IDA helps to capture the main qualities of the data as well as suggesting about the population.
Also, helps to analyse whether the data can answer the research question and pose follow-up ones
Which two aspects need to be considered when analyzing the data?
Size: how many variables/subjects (p/n)
Type: quantitative or qualitative
How can size of data be described?
Multivariate (2+ variables)
+ Bivariate (2 variables)
+ Univariate (1 variable)
Explain different types of data
- Qualitative (category):
+ Ordinal (in order): binary/3+
+ Norminal: binary/3+ - Quantitative (measurement):
+ Discrete (separated)
+ Continous (continuum)
Explain data and variable
Data is information about sets of subjects being studied.
Variables are different measurement or categories describing attributes of the subjects.
What type of graphical summary can be used for 1/2 qualitative variables?
1 qual variable: simple bar plot (table before plot)
2 qual variable: double bar plot (stacked or side-by-side)
What type of graphical summary can be used for 1/2 quantitative variables?
1 quan variable: histogram/boxplot
2 quan variable: scatter plot
What type of graphical summary can be used for 1 quan and 1 qual variables?
Comparative box plot
Function of histogram
Present the overall distribution of the dataset
Hightlight the data percentage in 1 interval and compare to others
How is block height in histogram calculated?
What is it called?
Density scale
Block height = % in the block/interval length
What is end point convention?
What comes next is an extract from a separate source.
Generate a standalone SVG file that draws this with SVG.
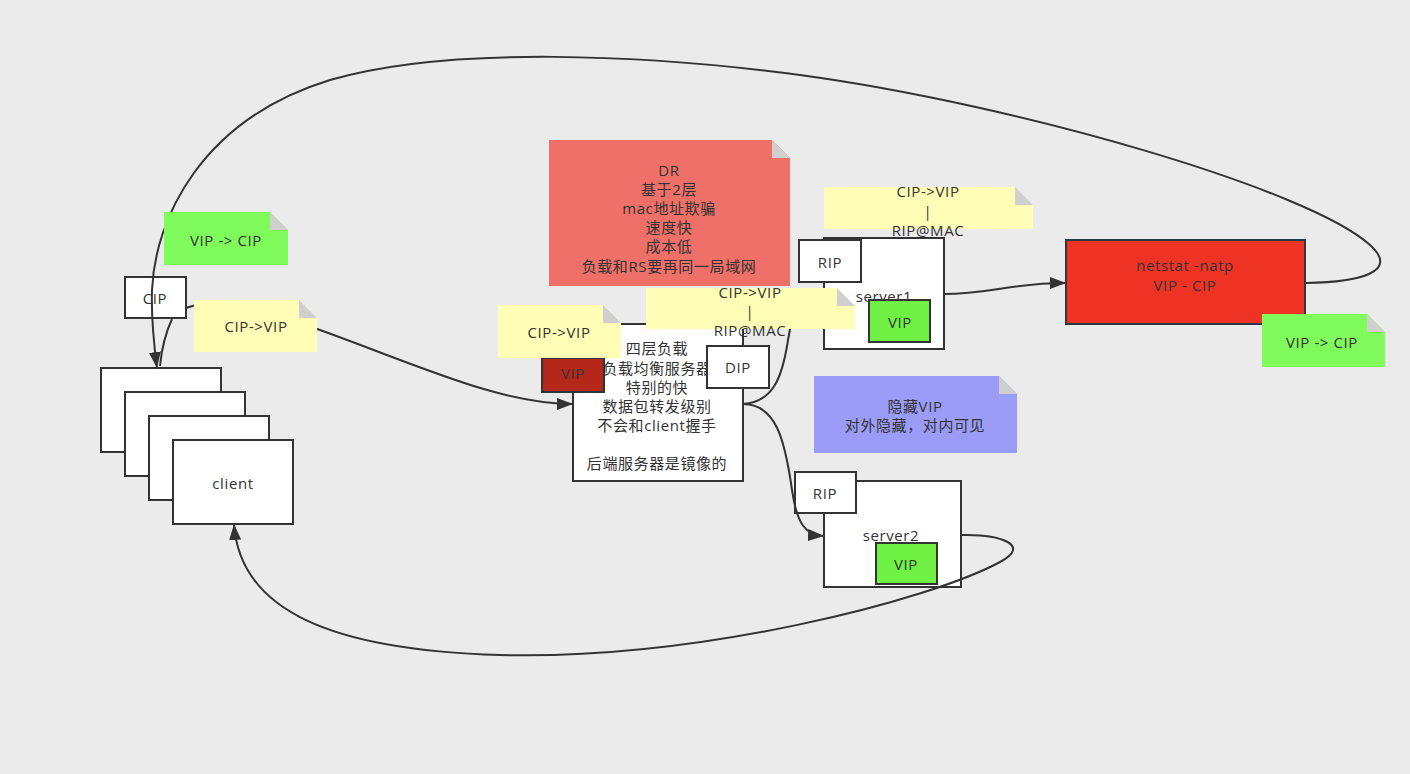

Give an example
To decide the inclusion of points that fall on the border
i.e: (20,45] 20 is not included, but 45 is
What information is conveyed from a box plot?
Box plot compares different data sets by presenting “anchor” points including median, middle 50%, outliers
In what case a comparative box plot can be used?
1 quan and 1 qual variable
The quan variable is split up by a qualitative variable